Carbon Dioxide Transport and Storage

Summary

US-REGEN explicitly models the transport and storage of captured CO2 on a regional basis. Carbon can be captured in a wide range of applications, including power plants, fuel conversion plants, certain industrial plants, and direct air capture plants. For long-term geologic storage, the captured CO2 can be transported to injection sites and stored underground reservoirs, such as saline aquifers. The costs for transport and storage of captured carbon include investments in both pipeline capacity and CO2 injection capacity, as well as ongoing operating and maintenance costs. Regional storage capacity is limited based on estimates from the National Carbon Sequestration Database (NATCARB).[1] However, investments in inter-regional CO2 pipeline capacity can be made to access capacity in neighboring regions. Additionally, intra-regional pipeline capacity is needed to connect capture sources (e.g. power plants) with injection sites.

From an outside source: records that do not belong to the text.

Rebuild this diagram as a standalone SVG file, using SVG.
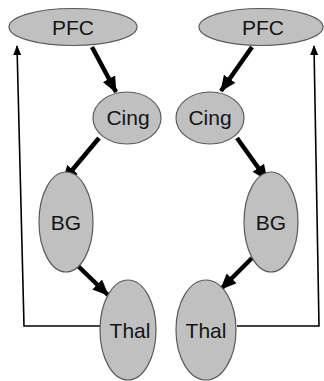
<svg xmlns="http://www.w3.org/2000/svg" width="324" height="381" viewBox="0 0 324 381">
<style>
.n ellipse{fill:#c0c0c0;stroke:#5a5a5a;stroke-width:1.2}
.n text{font-family:"Liberation Sans",Arial,sans-serif;font-size:21px;fill:#141414;text-anchor:middle}
.thick{stroke:#000;stroke-width:4.5;fill:none;marker-end:url(#big)}
.thin{stroke:#000;stroke-width:1.6;fill:none;marker-end:url(#small)}
</style>
<defs>
<marker id="big" markerUnits="userSpaceOnUse" markerWidth="16" markerHeight="14" refX="15" refY="7" orient="auto">
<path d="M0,0 L16,7 L0,14 Z" fill="#000"/>
</marker>
<marker id="small" markerUnits="userSpaceOnUse" markerWidth="10" markerHeight="8" refX="9" refY="4" orient="auto">
<path d="M0,0 L10,4 L0,8 Z" fill="#000"/>
</marker>
</defs>
<rect width="324" height="381" fill="#fff"/>
<g id="connectors">
<line class="thick" x1="92" y1="47" x2="116" y2="92"/>
<line class="thick" x1="99" y1="138" x2="63" y2="181"/>
<line class="thick" x1="78" y1="266" x2="108" y2="295"/>
<polyline class="thin" points="100,326 24,326 17,46"/>
<line class="thick" x1="252" y1="47" x2="221" y2="91"/>
<line class="thick" x1="237" y1="138" x2="267" y2="180"/>
<line class="thick" x1="252" y1="258" x2="221" y2="289"/>
<polyline class="thin" points="237,326 319,326 314,46"/>
</g>
<g id="pfc-left" class="n"><ellipse cx="73" cy="27" rx="64" ry="18.5"/><text x="73" y="35">PFC</text></g>
<g id="cing-left" class="n"><ellipse cx="127" cy="118" rx="34" ry="26"/><text x="128" y="125">Cing</text></g>
<g id="bg-left" class="n"><ellipse cx="66" cy="222" rx="27" ry="50"/><text x="66" y="230">BG</text></g>
<g id="thal-left" class="n"><ellipse cx="128" cy="330" rx="28" ry="50"/><text x="130" y="338">Thal</text></g>
<g id="pfc-right" class="n"><ellipse cx="261" cy="27" rx="62" ry="18.5"/><text x="263" y="35">PFC</text></g>
<g id="cing-right" class="n"><ellipse cx="210" cy="118" rx="34" ry="26"/><text x="210" y="125">Cing</text></g>
<g id="bg-right" class="n"><ellipse cx="271" cy="222" rx="27" ry="50"/><text x="271" y="230">BG</text></g>
<g id="thal-right" class="n"><ellipse cx="206" cy="330" rx="30" ry="50"/><text x="206" y="338">Thal</text></g>
</svg>
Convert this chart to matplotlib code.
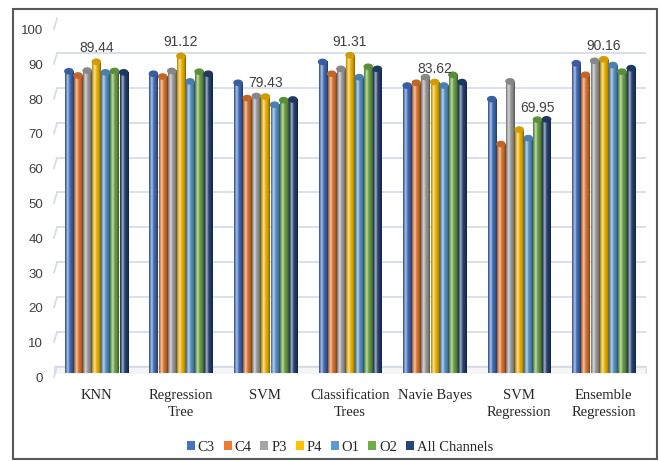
import numpy as np
import matplotlib
matplotlib.use("Agg")
import matplotlib.pyplot as plt
from matplotlib.colors import to_rgb
from matplotlib.lines import Line2D
from matplotlib.patches import Ellipse, Patch, Rectangle
from matplotlib.transforms import ScaledTranslation, IdentityTransform

# accuracy (%) of each classifier per EEG channel
models = ["KNN", "Regression\nTree", "SVM", "Classification\nTrees",
          "Navie Bayes", "SVM\nRegression", "Ensemble\nRegression"]
channels = ["C3", "C4", "P3", "P4", "O1", "O2", "All Channels"]

c3 = [86.7, 86.0, 83.4, 89.4, 82.6, 78.7, 89.0]
c4 = [85.5, 85.2, 79.0, 86.0, 83.4, 65.8, 85.7]
p3 = [86.9, 86.8, 79.6, 87.4, 85.0, 83.8, 89.7]
p4 = [89.44, 91.12, 79.43, 91.31, 83.62, 69.95, 90.16]
o1 = [86.4, 83.8, 77.1, 85.0, 82.6, 67.5, 88.5]
o2 = [86.8, 86.6, 78.4, 88.0, 85.7, 72.8, 86.6]
all_ch = [86.4, 86.0, 78.6, 87.4, 83.6, 72.9, 87.6]
series = [c3, c4, p3, p4, o1, o2, all_ch]
yticks = list(range(0, 101, 10))

colors = ["#4472C4", "#ED7D31", "#A5A5A5", "#FFC000", "#5B9BD5", "#70AD47", "#264478"]

W, H = 661, 461
fig = plt.figure(figsize=(W / 100, H / 100), dpi=100)
ax = fig.add_axes([54 / W, (H - 373) / H, 592 / W, 348 / H])
ax.set_autoscale_on(False)
ax.set_xlim(-0.5, 6.5)
ax.set_ylim(0, 100)
for s in ax.spines.values():
    s.set_visible(False)


def px(dx, dy):
    return ScaledTranslation(dx / 100, dy / 100, fig.dpi_scale_trans)


grid_col = "#d6dde8"
back = ax.transData + px(3, 6.5)
front = ax.transData + px(0, -4)

# floor of the 3-D plot area
ax.fill_between([-0.5, 6.5], 0, 10.5 / 3.48, transform=front,
                color="#f4f5f7", ec=grid_col, lw=1.0, zorder=0)

# back-wall gridlines with the side-wall stubs
for v in yticks:
    ax.plot([-0.5, 6.5], [v, v], color=grid_col, lw=1.3, transform=back, zorder=0.5)
    p0 = front.transform((-0.5, v))
    p1 = back.transform((-0.5, v))
    fig.add_artist(Line2D([p0[0], p1[0]], [p0[1], p1[1]], color=grid_col, lw=1.3,
                          transform=IdentityTransform()))
    ax.text(-0.5, v, str(v), transform=front + px(-11, -2), ha="right", va="center",
            family="Liberation Sans", fontsize=9.5, color="#404040")


def cylinder_shade(color, n=40):
    base = np.array(to_rgb(color))
    t = np.linspace(0, 1, n)
    hl = 0.55 * np.exp(-((t - 0.3) / 0.16) ** 2)
    dark = 1 - 0.32 * np.abs(2 * t - 1) ** 3 - 0.2 * t
    rgb = base[None, :] * dark[:, None]
    rgb = rgb + (1 - rgb) * hl[:, None]
    return np.clip(rgb, 0, 1)[None, :, :]


slot = 0.108
bw = 0.096
x = np.arange(len(models))
for i, (vals, col) in enumerate(zip(series, colors)):
    shade = cylinder_shade(col)
    cap = np.array(to_rgb(col)) * 0.82
    for xc, v in zip(x + (i - 3) * slot, vals):
        ax.imshow(shade, extent=(xc - bw / 2, xc + bw / 2, 0, v), aspect="auto",
                  interpolation="bilinear", zorder=2 + i * 0.01)
        ax.add_patch(Ellipse((xc, v), bw, 1.5, color=cap, zorder=2.5 + i * 0.01))

# value labels over the P4 bars
for xc, v in zip(x, p4):
    off = (18, 21.6) if v < 75 else (0, 13.5)
    ax.annotate(f"{v:.2f}", xy=(xc, v), xytext=off, textcoords="offset pixels",
                ha="center", va="center", fontsize=10, color="#404040",
                family="Liberation Sans", zorder=5)

ax.set_yticks([])
ax.set_xticks(x)
ax.set_xticklabels(models, family="Liberation Serif", fontsize=10.5,
                   color="#262626", linespacing=1.4)
ax.tick_params(axis="x", length=0, pad=11.5)

handles = [Patch(facecolor=c, edgecolor="none") for c in colors]
fig.legend(handles, channels, loc="center", ncol=7,
           bbox_to_anchor=(340 / W, 1 - 447 / H), frameon=False,
           prop=dict(family="Liberation Serif", size=10.5),
           handlelength=0.55, handleheight=0.55, handletextpad=0.2,
           columnspacing=0.6, labelcolor="#262626")

fig.patches.append(Rectangle((12.7 / W, 2 / H), 644.5 / W, 450 / H,
                             transform=fig.transFigure, fill=False,
                             ec="#595959", lw=1.5))

fig.savefig("out.png", dpi=100, facecolor="white")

CO2 Storage Costs and Capacity

The capital costs for CO2 injection capacity are derived from gridded geologic data in NATCARB, taking into account well drilling and surface equipment requirements as a function of formation depth, thickness, porosity, and pressure, as shown in in Figure 1. The gridded data is aggregated into state- and region-level average costs for use in REGEN. State-level average capital costs vary significantly, from approximately $10 per tCO2/year injection capacity in the most favorable regions to $30-$50 per tCO2/year in less favorable regions. On a levelized basis, this translates to a cost range of roughly $1-$5 per tCO2 stored. Figure 2 shows the available capacity for cumulative storage of CO2 by state and aggregate model regions. Note that 14 states have effectively zero CO2 injection potential and thus rely on pipeline transport for carbon capture and storage applications.

Figure 1: Levelized CO2 Injection Capital Costs (in $ per tCO2)
Figure 2: Cumulative CO2 Injection Capacity (in GtCO2)

In addition to the capital costs, REGEN includes an annual fixed operating cost term associated with maintaining the injection site and managing the operational issues arising from injected CO2 flows, including brine removal and periodic testing for seismic and other impacts. These annual costs are assumed to be 15% of the initial investment cost, which implies they are a larger component of total levelized cost of storage than annualized upfront investment cost. The injection site must also be monitored and maintained into the future after the end of its active life. The net present value of these costs is estimated to be roughly 10% of annual operating costs during the injection period. This results in a total levelized cost of CO2 storage of $3-$15 per tCO2. EPRI is conducting further research under LCRI to characterize injection capital and carrying costs in greater detail.

CO2 Transport Costs

REGEN represents CO2 transport costs via pipeline at two levels, similar to other commodities: inter-regional CO2 transport, for example to move captured CO2 from a region with limited or no injection capacity to another region with better injection potential; and intra-regional CO2 transport to connect sources of CO2 capture with injection sites within a region. For inter-regional transport, pipeline capacity investments costs are based on a 42-inch diameter pipeline with 20% average utilization (a relatively conservative assumption, higher utilization would lead to lower costs), scaled by the distance between region centroids. For intra-regional CO2 transport, each capture application includes a scaled pipeline investment component based on assumed flow rate and distance between capture plant and potential injection site. For carbon capture retrofits of existing power plants and new bioenergy plants with capture, siting near injection capacity will be more difficult (i.e. driven by the existing plant's location or the biomass feedstock source), thus REGEN assumes longer pipeline distances for these applications, which are assumed to be met through a hypothetical network combining feeder and trunk lines. For new gas-fired power generation and hydrogen or ammonia production, or for direct air capture, REGEN assumes siting could be more easily dictated by a suitable injection location and thus would entail shorter pipeline distances, essentially feeder only. Figure 3 summarizes the pipeline scale assumptions and associated costs for each CO2 capture application. Figure 4 summarizes the assumed capital costs and CO2 nominal flow rate for different pipeline sizes. Both inter-regional and intra-regional pipeline capacity also has an annual carrying cost (i.e. fixed operating and maintenance) estimated at 2.5% of capital costs.

Figure 3: Intra-regional CO2 Pipeline Scale and Capital Cost Assumptions
Figure 4: CO2 Pipeline Assumptions

Note that there are economies of scale with pipeline transport, i.e. the levelized cost of transport declines with increasing flow. Moreover, there is significant spatial variation both within and across regions in terms of alignment between capture plant and injection sites. The current US-REGEN estimates reflect representative average levelized costs, whereas actual transport costs for individual projects could vary considerably. EPRI is conducting further research under the Low-Carbon Resources Initiativeopen in new window to characterize CO2 transport requirements and costs in greater detail.